Electrification is a necessary part of the on-going development of the UK rail network. Benefits for passengers include better reliability and more seats, not to mention the sustainability case and the effect on regeneration.
But why is so much work on electrification being done now? Purely in terms of electrification, it is going to take 40 years to put the UK on a par with other European countries. Shouldn’t this work have started 20 years ago?
Regardless of the arguments over timing, Britain’s railway system is on the brink of a major transformation, with much of the main line network set to be electrified in the coming years. In 2009, the Labour government set out investment projects, such as the electrification of the Great Western Main Line (GWML), under the Secretary of State Andrew Adonis.

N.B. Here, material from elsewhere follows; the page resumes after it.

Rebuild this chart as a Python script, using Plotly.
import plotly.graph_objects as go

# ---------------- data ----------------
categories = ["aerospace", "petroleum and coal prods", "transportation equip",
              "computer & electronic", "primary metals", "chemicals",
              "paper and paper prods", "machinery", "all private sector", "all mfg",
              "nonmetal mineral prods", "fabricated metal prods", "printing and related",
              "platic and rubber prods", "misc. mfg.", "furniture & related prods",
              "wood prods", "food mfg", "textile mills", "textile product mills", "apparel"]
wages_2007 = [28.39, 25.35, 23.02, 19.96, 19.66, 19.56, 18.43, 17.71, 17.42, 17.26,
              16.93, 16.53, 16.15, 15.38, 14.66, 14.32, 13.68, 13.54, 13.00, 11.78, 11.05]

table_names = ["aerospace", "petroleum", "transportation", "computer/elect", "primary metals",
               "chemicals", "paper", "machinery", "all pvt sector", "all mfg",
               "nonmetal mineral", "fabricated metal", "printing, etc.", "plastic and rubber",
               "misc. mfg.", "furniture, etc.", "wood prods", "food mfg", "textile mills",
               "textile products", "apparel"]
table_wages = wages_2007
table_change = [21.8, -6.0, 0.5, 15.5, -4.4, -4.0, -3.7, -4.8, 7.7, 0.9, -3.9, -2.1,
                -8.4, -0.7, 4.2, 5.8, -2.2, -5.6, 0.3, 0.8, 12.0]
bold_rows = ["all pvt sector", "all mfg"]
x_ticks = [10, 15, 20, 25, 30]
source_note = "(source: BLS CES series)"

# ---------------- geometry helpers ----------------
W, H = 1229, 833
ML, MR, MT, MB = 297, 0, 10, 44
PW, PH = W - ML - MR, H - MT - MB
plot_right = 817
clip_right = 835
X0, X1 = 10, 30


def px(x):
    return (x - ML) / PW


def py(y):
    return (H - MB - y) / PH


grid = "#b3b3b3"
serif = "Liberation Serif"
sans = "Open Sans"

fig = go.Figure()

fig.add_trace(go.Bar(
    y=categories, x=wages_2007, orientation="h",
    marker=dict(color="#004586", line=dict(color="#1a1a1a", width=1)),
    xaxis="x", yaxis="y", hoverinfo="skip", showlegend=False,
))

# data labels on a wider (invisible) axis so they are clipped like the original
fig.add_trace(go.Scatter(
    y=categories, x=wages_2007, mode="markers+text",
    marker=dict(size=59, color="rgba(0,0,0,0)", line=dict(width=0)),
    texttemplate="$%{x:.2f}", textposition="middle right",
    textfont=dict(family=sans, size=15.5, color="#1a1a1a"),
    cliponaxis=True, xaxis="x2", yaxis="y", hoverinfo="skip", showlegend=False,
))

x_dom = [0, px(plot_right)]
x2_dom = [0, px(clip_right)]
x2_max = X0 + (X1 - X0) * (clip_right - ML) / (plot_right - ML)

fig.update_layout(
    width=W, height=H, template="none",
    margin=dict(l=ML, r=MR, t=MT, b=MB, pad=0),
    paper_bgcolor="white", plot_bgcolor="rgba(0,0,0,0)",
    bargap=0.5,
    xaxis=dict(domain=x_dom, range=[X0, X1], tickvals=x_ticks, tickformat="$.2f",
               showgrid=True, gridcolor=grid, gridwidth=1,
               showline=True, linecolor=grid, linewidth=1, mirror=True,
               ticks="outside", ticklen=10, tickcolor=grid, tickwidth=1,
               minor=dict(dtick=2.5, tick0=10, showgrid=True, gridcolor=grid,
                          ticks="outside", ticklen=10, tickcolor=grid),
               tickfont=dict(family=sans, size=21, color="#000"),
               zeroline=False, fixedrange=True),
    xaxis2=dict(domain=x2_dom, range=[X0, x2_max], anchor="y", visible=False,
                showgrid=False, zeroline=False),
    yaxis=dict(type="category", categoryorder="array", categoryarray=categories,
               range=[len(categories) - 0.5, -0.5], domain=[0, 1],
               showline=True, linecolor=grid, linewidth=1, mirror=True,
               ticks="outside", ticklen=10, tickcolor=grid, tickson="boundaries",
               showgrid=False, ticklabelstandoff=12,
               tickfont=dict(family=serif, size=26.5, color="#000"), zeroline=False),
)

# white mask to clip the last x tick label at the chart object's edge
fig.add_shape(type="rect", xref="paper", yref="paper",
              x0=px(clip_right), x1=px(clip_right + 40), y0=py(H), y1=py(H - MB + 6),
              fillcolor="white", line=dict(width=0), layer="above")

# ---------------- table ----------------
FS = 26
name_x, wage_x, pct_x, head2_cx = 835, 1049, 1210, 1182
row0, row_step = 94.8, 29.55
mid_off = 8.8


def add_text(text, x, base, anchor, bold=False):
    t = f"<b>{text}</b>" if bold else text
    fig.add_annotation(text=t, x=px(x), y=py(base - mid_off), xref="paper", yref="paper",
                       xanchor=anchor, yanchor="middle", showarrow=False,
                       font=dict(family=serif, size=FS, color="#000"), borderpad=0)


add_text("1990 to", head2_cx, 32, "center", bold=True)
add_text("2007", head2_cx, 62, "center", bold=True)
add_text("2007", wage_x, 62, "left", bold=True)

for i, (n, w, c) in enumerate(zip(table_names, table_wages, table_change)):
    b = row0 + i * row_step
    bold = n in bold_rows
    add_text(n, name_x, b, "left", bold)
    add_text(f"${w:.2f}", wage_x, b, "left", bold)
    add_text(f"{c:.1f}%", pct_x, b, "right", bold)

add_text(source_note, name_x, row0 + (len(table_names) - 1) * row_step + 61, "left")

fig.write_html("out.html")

In July 2012, as part of its High Level Output Specification, the Government announced a further tranche of wiring schemes in England and Wales (among many other improvements and enhancements). These improvements included the Midland Main Line between Bedford and Sheffield - part of a £9 billion plan for rail investment (some of which had already been committed) that is now covering the electrification of the entire GWML, from its current limit around Heathrow Airport Junction near Hayes and Harlington, as well as both routes to Bristol, Cardiff and Swansea. After much political wrangling, a deal has now also been struck with the Welsh Government that will see the Cardiff Valley Lines electrified by the end of Control Period 5.
The GWML scheme also includes wires to Newbury and to Oxford, where other electrification schemes continue on to Coventry and Nuneaton and across to Bedford as part of East-West Rail (via the currently closed Bicester-Oxford line).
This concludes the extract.